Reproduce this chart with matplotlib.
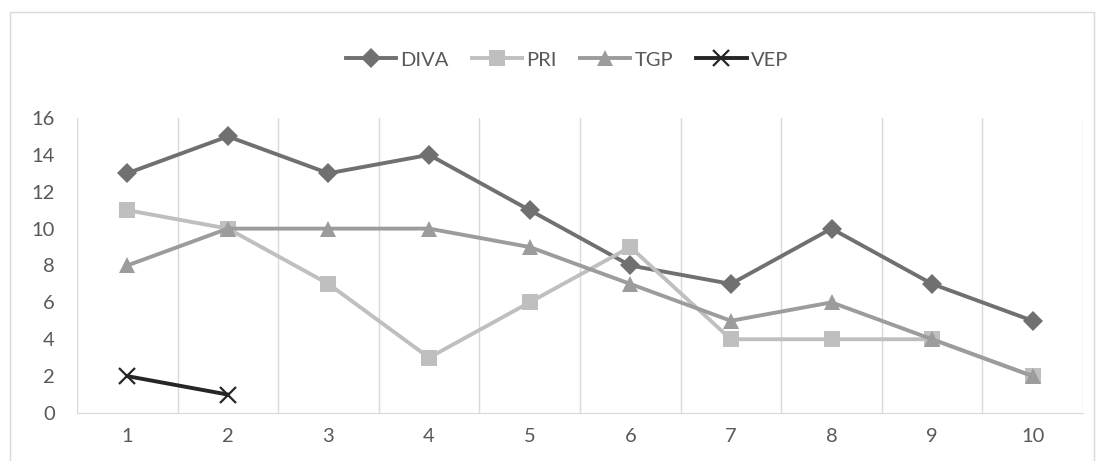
import matplotlib

matplotlib.use("Agg")
import matplotlib.pyplot as plt
import numpy as np
from matplotlib.patches import Rectangle

plt.rcParams["font.family"] = ["Lato", "DejaVu Sans"]

categories = [1, 2, 3, 4, 5, 6, 7, 8, 9, 10]
diva = [13, 15, 13, 14, 11, 8, 7, 10, 7, 5]
pri = [11, 10, 7, 3, 6, 9, 4, 4, 4, 2]
tgp = [8, 10, 10, 10, 9, 7, 5, 6, 4, 2]
vep = [2, 1, None, None, None, None, None, None, None, None]
y_ticks = [0, 2, 4, 6, 8, 10, 12, 14, 16]

series = [
    ("DIVA", diva, "#707070", "D", 10),
    ("PRI", pri, "#bfbfbf", "s", 11.5),
    ("TGP", tgp, "#9c9c9c", "^", 12),
    ("VEP", vep, "#262626", "x", 11),
]

fig = plt.figure(figsize=(11.04, 4.61), dpi=100)
ax = fig.add_axes([0.0697, 0.1041, 0.9113, 0.640])

# outer chart border
fig.patches.append(Rectangle((10 / 1104, -0.05), 1084 / 1104, 1 - 12 / 461 + 0.05,
                             transform=fig.transFigure, fill=False,
                             edgecolor="#d9d9d9", lw=1))

x = np.arange(1, len(categories) + 1)
for name, vals, color, marker, ms in series:
    y = np.array([np.nan if v is None else v for v in vals], dtype=float)
    mew = 1.6 if marker == "x" else 0
    ax.plot(x, y, color=color, lw=2.8, marker=marker, ms=ms, mec=color,
            mfc=color, mew=mew, label=name, zorder=3)

ax.set_xlim(0.5, len(categories) + 0.5)
ax.set_ylim(0, 16)
ax.set_yticks(y_ticks)
ax.set_xticks(x, [str(c) for c in categories])
for b in np.arange(0.5, len(categories) + 1, 1.0):
    ax.axvline(b, color="#d9d9d9", lw=1, zorder=1)

for side in ("top", "right", "left"):
    ax.spines[side].set_visible(False)
ax.spines["bottom"].set_color("#d9d9d9")
ax.tick_params(axis="both", length=0, labelsize=14.5, labelcolor="#595959")
ax.tick_params(axis="x", pad=11)
ax.tick_params(axis="y", pad=16)

ax.legend(loc="center", bbox_to_anchor=(567 / 1104, 1 - 60 / 461),
          bbox_transform=fig.transFigure, ncol=4, frameon=False,
          fontsize=14.5, labelcolor="#595959", handlelength=2.5,
          columnspacing=1.15, handletextpad=0.2)

fig.savefig("out.png", dpi=100)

_Directions for this task_
Take the listing above and print it exactly, apart from the pictures.

_Written reply_
Reproduce this chart with matplotlib.
import matplotlib

matplotlib.use("Agg")
import matplotlib.pyplot as plt
import numpy as np
from matplotlib.patches import Rectangle

plt.rcParams["font.family"] = ["Lato", "DejaVu Sans"]

categories = [1, 2, 3, 4, 5, 6, 7, 8, 9, 10]
diva = [13, 15, 13, 14, 11, 8, 7, 10, 7, 5]
pri = [11, 10, 7, 3, 6, 9, 4, 4, 4, 2]
tgp = [8, 10, 10, 10, 9, 7, 5, 6, 4, 2]
vep = [2, 1, None, None, None, None, None, None, None, None]
y_ticks = [0, 2, 4, 6, 8, 10, 12, 14, 16]

series = [
    ("DIVA", diva, "#707070", "D", 10),
    ("PRI", pri, "#bfbfbf", "s", 11.5),
    ("TGP", tgp, "#9c9c9c", "^", 12),
    ("VEP", vep, "#262626", "x", 11),
]

fig = plt.figure(figsize=(11.04, 4.61), dpi=100)
ax = fig.add_axes([0.0697, 0.1041, 0.9113, 0.640])

# outer chart border
fig.patches.append(Rectangle((10 / 1104, -0.05), 1084 / 1104, 1 - 12 / 461 + 0.05,
                             transform=fig.transFigure, fill=False,
                             edgecolor="#d9d9d9", lw=1))

x = np.arange(1, len(categories) + 1)
for name, vals, color, marker, ms in series:
    y = np.array([np.nan if v is None else v for v in vals], dtype=float)
    mew = 1.6 if marker == "x" else 0
    ax.plot(x, y, color=color, lw=2.8, marker=marker, ms=ms, mec=color,
            mfc=color, mew=mew, label=name, zorder=3)

ax.set_xlim(0.5, len(categories) + 0.5)
ax.set_ylim(0, 16)
ax.set_yticks(y_ticks)
ax.set_xticks(x, [str(c) for c in categories])
for b in np.arange(0.5, len(categories) + 1, 1.0):
    ax.axvline(b, color="#d9d9d9", lw=1, zorder=1)

for side in ("top", "right", "left"):
    ax.spines[side].set_visible(False)
ax.spines["bottom"].set_color("#d9d9d9")
ax.tick_params(axis="both", length=0, labelsize=14.5, labelcolor="#595959")
ax.tick_params(axis="x", pad=11)
ax.tick_params(axis="y", pad=16)

ax.legend(loc="center", bbox_to_anchor=(567 / 1104, 1 - 60 / 461),
          bbox_transform=fig.transFigure, ncol=4, frameon=False,
          fontsize=14.5, labelcolor="#595959", handlelength=2.5,
          columnspacing=1.15, handletextpad=0.2)

fig.savefig("out.png", dpi=100)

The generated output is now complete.